Solveig Dommartin (16 May 1961 – 11 January 2007) was a French actress.

Her acting career began in the theatre with Compagnie Timothee Laine and with the Theater Labor Warschau. She had her first experiences with film as an assistant of Jacques Rozier.

Her debut as a film actress was in Wings of Desire (1987), by Wim Wenders, with whom she was in a relationship. She learned circus acrobatics for the role in only eight weeks, and performed without using a stunt double.
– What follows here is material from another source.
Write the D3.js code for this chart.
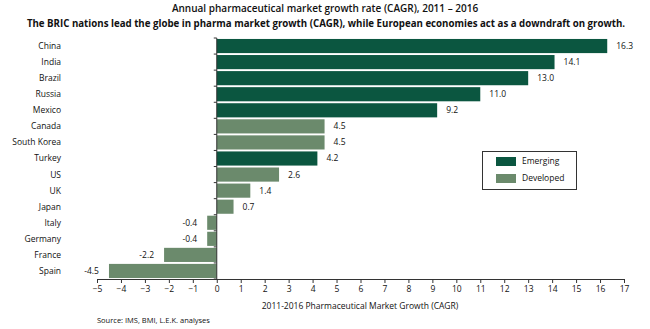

She co-authored Until the End of the World (1991) with Wenders and travelled around the world with him in search of locations for the project.

Wim Wenders said about Until the End of the World:
"Solveig Dommartin and I had written the story of our film together, and we thought that we only had the right to enter into such a sacred area like a person's dreams, if we would bring something into the work that was sacred to ourselves".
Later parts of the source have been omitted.